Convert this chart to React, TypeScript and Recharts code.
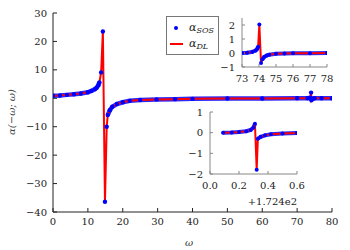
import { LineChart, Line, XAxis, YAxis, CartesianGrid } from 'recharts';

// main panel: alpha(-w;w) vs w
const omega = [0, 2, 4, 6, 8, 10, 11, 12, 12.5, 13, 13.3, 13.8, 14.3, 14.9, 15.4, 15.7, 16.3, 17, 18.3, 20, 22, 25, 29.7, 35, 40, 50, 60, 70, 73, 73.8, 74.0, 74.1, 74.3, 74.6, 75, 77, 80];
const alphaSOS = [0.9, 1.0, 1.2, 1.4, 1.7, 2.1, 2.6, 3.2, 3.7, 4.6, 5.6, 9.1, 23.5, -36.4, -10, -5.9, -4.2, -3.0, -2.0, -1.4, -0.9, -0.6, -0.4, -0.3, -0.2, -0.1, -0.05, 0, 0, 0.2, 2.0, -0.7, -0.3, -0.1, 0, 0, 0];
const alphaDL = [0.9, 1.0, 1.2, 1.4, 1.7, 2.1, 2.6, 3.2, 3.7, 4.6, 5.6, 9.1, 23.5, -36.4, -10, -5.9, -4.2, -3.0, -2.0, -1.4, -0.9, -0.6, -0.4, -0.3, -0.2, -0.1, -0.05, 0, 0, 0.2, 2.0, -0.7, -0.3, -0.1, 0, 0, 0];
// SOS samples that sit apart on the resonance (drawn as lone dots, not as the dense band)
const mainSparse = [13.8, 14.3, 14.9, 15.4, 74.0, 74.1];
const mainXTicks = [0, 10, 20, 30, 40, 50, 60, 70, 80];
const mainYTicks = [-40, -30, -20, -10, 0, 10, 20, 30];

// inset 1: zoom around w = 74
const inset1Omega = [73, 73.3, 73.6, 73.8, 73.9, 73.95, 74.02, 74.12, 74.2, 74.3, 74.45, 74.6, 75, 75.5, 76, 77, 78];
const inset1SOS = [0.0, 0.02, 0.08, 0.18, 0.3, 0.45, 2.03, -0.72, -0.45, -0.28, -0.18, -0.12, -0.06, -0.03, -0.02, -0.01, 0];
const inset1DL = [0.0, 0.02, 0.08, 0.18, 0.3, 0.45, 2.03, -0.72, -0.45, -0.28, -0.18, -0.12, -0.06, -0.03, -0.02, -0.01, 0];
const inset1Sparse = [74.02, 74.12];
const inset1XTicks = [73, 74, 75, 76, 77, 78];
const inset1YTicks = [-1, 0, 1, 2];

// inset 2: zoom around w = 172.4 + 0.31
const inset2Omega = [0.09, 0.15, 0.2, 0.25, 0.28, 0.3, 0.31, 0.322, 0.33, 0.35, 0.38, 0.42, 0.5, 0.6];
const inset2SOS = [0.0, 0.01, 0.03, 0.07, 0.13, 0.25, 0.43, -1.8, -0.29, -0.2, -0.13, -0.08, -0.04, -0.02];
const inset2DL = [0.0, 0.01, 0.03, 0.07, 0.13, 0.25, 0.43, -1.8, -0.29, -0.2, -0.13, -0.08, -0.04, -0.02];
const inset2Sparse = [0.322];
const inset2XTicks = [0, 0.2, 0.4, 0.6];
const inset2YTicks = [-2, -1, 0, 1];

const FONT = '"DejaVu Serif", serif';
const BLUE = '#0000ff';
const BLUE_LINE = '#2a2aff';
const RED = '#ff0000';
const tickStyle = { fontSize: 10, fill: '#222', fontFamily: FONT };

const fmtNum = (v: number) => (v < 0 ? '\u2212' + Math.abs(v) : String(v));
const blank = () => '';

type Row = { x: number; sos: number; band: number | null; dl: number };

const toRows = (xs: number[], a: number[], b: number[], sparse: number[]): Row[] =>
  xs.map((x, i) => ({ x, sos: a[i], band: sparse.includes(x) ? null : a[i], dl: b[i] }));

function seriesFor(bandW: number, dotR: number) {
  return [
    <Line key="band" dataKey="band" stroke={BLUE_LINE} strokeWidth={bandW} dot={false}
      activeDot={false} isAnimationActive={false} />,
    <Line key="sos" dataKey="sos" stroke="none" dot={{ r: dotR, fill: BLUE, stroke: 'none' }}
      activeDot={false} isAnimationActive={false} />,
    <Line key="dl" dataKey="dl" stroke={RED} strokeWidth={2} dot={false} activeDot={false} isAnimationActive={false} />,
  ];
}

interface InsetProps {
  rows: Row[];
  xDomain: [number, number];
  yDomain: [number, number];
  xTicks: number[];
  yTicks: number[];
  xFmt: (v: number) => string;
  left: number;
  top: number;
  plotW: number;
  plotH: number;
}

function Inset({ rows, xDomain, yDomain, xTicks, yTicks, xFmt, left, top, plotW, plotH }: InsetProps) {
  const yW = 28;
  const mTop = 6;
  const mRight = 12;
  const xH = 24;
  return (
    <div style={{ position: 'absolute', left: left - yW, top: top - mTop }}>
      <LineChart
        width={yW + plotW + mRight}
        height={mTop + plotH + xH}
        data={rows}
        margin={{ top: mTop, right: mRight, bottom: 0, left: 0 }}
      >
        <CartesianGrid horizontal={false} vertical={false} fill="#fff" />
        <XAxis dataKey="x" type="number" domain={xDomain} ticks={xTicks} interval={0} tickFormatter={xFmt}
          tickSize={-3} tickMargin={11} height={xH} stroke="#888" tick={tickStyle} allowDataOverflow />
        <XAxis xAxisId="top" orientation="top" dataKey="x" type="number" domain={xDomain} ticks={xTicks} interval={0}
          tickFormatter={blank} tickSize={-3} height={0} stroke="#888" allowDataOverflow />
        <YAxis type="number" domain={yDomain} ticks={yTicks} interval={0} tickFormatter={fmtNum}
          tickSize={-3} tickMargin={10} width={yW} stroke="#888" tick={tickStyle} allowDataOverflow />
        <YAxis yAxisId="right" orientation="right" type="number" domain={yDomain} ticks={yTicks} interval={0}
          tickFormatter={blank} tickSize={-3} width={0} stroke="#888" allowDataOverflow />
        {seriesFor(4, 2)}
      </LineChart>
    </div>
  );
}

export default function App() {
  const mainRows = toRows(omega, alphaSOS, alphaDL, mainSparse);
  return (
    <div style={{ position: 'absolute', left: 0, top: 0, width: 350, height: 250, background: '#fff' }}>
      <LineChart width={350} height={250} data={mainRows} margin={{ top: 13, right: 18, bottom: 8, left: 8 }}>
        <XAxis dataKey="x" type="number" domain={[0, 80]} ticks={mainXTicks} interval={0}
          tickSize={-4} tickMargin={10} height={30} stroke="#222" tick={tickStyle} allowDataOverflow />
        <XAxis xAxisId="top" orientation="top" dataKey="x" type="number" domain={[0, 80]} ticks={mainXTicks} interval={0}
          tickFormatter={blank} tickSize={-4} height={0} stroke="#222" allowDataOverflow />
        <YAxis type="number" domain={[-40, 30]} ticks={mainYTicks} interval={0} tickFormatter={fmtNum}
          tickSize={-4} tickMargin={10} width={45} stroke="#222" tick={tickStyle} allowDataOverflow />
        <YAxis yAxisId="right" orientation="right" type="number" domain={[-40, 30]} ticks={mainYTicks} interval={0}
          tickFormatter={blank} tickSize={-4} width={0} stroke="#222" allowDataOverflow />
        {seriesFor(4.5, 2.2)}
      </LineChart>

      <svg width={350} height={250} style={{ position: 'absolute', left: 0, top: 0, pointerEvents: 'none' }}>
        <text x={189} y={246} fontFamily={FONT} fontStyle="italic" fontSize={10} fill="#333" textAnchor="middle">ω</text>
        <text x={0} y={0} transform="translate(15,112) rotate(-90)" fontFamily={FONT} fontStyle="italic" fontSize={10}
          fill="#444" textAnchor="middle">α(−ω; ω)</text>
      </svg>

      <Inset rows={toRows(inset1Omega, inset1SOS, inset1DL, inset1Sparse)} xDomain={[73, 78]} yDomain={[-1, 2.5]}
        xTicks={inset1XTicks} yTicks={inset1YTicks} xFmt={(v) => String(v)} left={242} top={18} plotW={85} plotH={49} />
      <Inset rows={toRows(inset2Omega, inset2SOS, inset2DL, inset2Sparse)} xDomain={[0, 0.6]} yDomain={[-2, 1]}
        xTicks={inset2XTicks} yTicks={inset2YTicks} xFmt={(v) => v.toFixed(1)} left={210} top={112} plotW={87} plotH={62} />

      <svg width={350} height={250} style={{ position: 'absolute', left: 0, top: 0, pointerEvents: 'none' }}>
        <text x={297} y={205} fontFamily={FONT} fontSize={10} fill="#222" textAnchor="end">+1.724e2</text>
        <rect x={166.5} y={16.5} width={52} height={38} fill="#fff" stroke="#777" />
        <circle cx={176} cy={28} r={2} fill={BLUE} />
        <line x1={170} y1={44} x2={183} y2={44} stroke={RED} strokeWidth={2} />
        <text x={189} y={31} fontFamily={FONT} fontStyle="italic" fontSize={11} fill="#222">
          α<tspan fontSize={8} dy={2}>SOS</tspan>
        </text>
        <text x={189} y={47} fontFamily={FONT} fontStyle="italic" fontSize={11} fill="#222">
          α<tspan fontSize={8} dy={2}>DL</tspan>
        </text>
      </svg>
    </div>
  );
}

» **What is needed**
Give again, exactly, the lines from the start of the data through the one holding "const inset1YTicks = [-1, 0, 1, 2];"; omit the pictures.

» **Written answer**
Convert this chart to React, TypeScript and Recharts code.
import { LineChart, Line, XAxis, YAxis, CartesianGrid } from 'recharts';

// main panel: alpha(-w;w) vs w
const omega = [0, 2, 4, 6, 8, 10, 11, 12, 12.5, 13, 13.3, 13.8, 14.3, 14.9, 15.4, 15.7, 16.3, 17, 18.3, 20, 22, 25, 29.7, 35, 40, 50, 60, 70, 73, 73.8, 74.0, 74.1, 74.3, 74.6, 75, 77, 80];
const alphaSOS = [0.9, 1.0, 1.2, 1.4, 1.7, 2.1, 2.6, 3.2, 3.7, 4.6, 5.6, 9.1, 23.5, -36.4, -10, -5.9, -4.2, -3.0, -2.0, -1.4, -0.9, -0.6, -0.4, -0.3, -0.2, -0.1, -0.05, 0, 0, 0.2, 2.0, -0.7, -0.3, -0.1, 0, 0, 0];
const alphaDL = [0.9, 1.0, 1.2, 1.4, 1.7, 2.1, 2.6, 3.2, 3.7, 4.6, 5.6, 9.1, 23.5, -36.4, -10, -5.9, -4.2, -3.0, -2.0, -1.4, -0.9, -0.6, -0.4, -0.3, -0.2, -0.1, -0.05, 0, 0, 0.2, 2.0, -0.7, -0.3, -0.1, 0, 0, 0];
// SOS samples that sit apart on the resonance (drawn as lone dots, not as the dense band)
const mainSparse = [13.8, 14.3, 14.9, 15.4, 74.0, 74.1];
const mainXTicks = [0, 10, 20, 30, 40, 50, 60, 70, 80];
const mainYTicks = [-40, -30, -20, -10, 0, 10, 20, 30];

// inset 1: zoom around w = 74
const inset1Omega = [73, 73.3, 73.6, 73.8, 73.9, 73.95, 74.02, 74.12, 74.2, 74.3, 74.45, 74.6, 75, 75.5, 76, 77, 78];
const inset1SOS = [0.0, 0.02, 0.08, 0.18, 0.3, 0.45, 2.03, -0.72, -0.45, -0.28, -0.18, -0.12, -0.06, -0.03, -0.02, -0.01, 0];
const inset1DL = [0.0, 0.02, 0.08, 0.18, 0.3, 0.45, 2.03, -0.72, -0.45, -0.28, -0.18, -0.12, -0.06, -0.03, -0.02, -0.01, 0];
const inset1Sparse = [74.02, 74.12];
const inset1XTicks = [73, 74, 75, 76, 77, 78];
const inset1YTicks = [-1, 0, 1, 2];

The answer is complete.